According to a report this week from Amnesty International, approximately 150 people with albinism have been killed for their body parts in African countries that include Tanzania, Malawi, Mozambique and Congo since 2014.
Tanzania alone accounted for half these murders, with 76 albinos killed during this five-year period, Amnesty International noted prior to a meeting of the Southern African Development Community (SADC).
Across southern Africa, albinos “live in fear of being killed or abducted for their body parts,” the group said.
“These waves of violent attacks are fueled by the false and dangerous myth that body parts of persons with albinism can make someone rich,” it said.
Last January, Archbishop Thomas Luke Msusa of Blantyre, Malawi, decried a wave of ritual killings of people with albinism in his country, which he said could have been prevented by greater vigilance by the government.
Malawi intelligence services “could have identified the market for the bones in order to end the killings of the people with albinism,” he noted.

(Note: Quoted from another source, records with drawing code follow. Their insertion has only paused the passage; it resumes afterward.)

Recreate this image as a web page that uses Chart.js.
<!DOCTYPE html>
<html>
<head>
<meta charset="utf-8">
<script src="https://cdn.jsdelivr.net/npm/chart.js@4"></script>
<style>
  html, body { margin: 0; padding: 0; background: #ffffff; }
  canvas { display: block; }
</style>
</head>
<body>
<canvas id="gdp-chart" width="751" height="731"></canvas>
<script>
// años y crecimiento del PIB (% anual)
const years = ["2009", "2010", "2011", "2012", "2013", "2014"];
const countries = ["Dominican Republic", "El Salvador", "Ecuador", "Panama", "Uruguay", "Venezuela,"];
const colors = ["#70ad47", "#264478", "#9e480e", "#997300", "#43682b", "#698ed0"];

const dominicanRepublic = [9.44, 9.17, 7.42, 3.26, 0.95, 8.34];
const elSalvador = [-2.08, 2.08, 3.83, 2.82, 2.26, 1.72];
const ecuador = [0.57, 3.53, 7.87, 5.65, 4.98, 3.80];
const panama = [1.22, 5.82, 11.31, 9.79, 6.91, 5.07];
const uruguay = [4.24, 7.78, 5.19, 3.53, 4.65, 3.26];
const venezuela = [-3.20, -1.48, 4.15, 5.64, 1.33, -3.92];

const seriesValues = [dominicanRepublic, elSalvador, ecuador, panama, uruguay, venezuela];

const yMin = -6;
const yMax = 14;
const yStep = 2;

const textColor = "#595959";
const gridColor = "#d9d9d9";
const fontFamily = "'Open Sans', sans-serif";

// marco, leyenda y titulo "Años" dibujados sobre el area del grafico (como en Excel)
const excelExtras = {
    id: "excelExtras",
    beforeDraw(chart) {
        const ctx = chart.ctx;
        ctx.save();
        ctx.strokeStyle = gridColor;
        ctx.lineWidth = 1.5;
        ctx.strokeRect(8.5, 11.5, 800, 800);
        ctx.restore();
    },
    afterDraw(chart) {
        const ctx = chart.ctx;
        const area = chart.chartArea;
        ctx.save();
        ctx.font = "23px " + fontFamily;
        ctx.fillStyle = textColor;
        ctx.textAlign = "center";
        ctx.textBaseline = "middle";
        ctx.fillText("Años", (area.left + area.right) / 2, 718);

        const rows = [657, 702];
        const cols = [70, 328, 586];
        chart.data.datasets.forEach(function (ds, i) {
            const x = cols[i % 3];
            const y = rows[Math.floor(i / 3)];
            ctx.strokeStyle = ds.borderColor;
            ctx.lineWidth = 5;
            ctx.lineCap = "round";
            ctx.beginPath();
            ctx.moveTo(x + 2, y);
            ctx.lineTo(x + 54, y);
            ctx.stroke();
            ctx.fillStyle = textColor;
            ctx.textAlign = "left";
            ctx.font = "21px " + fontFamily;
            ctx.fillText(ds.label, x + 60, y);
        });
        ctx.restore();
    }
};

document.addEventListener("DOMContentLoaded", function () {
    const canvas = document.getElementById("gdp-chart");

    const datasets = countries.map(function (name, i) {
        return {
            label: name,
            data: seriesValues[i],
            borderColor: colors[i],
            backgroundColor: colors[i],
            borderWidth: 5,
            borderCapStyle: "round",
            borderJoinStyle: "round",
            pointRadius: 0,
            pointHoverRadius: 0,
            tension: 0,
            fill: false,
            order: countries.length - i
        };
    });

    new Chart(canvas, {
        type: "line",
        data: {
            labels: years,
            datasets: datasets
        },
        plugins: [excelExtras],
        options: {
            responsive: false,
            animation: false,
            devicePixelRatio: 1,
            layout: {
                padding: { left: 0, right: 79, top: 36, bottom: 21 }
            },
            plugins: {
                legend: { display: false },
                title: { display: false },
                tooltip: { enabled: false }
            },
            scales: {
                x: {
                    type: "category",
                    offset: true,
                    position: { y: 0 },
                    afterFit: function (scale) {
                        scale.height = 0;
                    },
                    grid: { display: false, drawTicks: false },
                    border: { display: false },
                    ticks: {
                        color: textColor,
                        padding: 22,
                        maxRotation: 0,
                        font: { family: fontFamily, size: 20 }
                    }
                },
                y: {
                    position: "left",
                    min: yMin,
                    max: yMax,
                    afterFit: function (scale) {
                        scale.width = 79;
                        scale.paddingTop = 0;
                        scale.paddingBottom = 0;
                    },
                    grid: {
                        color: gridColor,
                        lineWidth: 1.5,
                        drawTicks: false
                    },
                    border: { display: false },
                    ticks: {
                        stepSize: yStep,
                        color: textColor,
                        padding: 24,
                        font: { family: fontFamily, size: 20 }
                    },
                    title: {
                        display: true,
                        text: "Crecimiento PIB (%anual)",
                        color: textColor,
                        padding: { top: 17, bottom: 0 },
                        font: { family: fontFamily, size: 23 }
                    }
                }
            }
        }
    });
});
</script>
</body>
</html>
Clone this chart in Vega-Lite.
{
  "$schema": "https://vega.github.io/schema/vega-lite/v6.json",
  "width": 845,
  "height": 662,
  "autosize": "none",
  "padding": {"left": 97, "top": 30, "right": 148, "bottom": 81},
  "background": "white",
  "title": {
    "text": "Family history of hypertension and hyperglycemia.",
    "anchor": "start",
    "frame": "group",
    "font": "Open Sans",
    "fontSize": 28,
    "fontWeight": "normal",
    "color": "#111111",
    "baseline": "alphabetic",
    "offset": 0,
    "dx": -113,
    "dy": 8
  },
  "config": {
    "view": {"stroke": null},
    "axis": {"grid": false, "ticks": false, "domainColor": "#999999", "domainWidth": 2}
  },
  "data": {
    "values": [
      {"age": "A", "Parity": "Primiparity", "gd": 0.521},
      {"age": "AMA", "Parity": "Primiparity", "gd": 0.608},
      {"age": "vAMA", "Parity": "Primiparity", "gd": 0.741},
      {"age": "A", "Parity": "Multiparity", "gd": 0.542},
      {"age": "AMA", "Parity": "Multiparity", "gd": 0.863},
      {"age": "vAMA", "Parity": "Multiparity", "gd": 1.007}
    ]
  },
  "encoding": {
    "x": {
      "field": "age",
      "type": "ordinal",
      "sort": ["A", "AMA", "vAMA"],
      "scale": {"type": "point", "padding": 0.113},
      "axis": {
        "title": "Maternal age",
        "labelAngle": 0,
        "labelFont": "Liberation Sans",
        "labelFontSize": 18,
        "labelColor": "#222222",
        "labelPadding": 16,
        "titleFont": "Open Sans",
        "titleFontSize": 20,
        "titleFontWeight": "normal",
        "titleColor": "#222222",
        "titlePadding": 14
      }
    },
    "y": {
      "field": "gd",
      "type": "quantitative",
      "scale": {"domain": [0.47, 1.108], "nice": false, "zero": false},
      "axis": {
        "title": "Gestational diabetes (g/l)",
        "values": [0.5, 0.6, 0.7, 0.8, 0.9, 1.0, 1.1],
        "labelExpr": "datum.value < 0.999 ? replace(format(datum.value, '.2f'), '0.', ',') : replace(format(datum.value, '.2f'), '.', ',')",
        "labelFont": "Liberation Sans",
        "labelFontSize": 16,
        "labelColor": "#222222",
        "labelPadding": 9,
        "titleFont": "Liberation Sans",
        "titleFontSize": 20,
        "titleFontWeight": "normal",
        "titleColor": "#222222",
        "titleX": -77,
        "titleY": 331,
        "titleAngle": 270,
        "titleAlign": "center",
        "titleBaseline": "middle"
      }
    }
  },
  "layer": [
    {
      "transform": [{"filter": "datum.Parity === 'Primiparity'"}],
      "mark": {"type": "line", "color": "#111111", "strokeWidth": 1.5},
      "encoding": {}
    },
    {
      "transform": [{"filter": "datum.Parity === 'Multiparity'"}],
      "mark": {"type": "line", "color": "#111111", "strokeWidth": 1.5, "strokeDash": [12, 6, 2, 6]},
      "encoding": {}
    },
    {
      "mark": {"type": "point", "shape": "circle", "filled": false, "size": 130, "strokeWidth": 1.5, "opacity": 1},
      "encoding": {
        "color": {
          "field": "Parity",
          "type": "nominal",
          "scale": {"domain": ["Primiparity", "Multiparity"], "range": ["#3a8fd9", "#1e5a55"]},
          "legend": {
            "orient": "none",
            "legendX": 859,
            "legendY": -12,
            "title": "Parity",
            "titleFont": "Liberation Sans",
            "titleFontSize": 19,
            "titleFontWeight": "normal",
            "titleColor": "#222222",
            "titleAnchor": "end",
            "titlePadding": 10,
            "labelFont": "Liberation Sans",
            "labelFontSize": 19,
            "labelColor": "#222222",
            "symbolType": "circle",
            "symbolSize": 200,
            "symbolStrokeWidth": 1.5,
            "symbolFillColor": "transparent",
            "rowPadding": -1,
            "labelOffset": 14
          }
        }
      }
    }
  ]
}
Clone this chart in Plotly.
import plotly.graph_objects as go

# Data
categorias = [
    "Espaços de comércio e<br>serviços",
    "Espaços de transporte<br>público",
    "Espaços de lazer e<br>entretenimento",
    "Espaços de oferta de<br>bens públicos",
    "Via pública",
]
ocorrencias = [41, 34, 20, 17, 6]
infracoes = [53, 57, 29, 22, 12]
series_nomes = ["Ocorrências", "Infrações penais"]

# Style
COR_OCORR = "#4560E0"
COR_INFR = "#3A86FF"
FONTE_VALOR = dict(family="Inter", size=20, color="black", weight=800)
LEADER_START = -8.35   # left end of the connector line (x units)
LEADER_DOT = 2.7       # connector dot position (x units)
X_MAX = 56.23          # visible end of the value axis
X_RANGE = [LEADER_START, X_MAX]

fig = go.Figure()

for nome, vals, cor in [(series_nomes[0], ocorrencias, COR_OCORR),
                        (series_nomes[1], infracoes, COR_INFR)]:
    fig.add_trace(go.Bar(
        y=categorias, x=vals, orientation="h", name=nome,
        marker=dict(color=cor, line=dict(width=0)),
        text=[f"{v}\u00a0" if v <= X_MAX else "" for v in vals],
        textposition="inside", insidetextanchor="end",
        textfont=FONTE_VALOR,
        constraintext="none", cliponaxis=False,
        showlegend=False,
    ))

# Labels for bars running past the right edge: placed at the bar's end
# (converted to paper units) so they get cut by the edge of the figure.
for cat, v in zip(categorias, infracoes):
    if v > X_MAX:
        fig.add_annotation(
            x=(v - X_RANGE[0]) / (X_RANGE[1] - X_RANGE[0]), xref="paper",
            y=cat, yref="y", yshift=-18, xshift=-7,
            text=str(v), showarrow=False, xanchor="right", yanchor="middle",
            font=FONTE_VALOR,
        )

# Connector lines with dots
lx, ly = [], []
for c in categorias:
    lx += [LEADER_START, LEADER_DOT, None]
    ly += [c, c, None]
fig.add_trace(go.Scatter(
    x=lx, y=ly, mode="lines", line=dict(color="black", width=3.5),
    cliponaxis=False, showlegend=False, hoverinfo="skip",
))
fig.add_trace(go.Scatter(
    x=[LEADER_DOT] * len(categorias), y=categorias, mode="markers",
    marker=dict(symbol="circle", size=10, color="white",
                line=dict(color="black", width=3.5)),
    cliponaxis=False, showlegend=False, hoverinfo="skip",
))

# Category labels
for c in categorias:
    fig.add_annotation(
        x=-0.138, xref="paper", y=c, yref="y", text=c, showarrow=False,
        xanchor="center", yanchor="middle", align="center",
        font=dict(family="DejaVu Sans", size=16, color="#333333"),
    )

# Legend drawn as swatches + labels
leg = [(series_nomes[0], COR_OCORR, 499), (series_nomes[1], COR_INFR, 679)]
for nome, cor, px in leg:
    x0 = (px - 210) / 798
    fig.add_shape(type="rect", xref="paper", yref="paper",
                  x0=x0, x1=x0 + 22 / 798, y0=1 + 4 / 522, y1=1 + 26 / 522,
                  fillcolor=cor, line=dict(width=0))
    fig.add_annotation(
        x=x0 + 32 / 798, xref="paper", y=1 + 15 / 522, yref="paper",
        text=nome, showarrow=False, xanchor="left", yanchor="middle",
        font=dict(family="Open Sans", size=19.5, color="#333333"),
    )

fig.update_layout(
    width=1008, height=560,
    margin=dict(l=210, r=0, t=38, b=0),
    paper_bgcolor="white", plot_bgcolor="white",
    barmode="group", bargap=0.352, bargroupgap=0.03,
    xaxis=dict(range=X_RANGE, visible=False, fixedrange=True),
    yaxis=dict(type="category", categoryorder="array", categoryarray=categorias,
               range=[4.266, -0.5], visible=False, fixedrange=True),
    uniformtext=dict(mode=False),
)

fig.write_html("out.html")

“This would have helped to bust the syndicate or the traders of the bones,” said the archbishop, who is a convert to the Catholic faith from Islam. “They would have identified the market long ago.”
“Please my brothers and sisters don’t just wait for the [sic] us to condemn these acts,” Msusa said in June 2018. “Don’t just wait for the bishops to write pastoral letters, no. We should all come together and with one voice speak vehemently against these abductions and killings of people with albinism.”
These “evil acts” are just too many in our society, he said.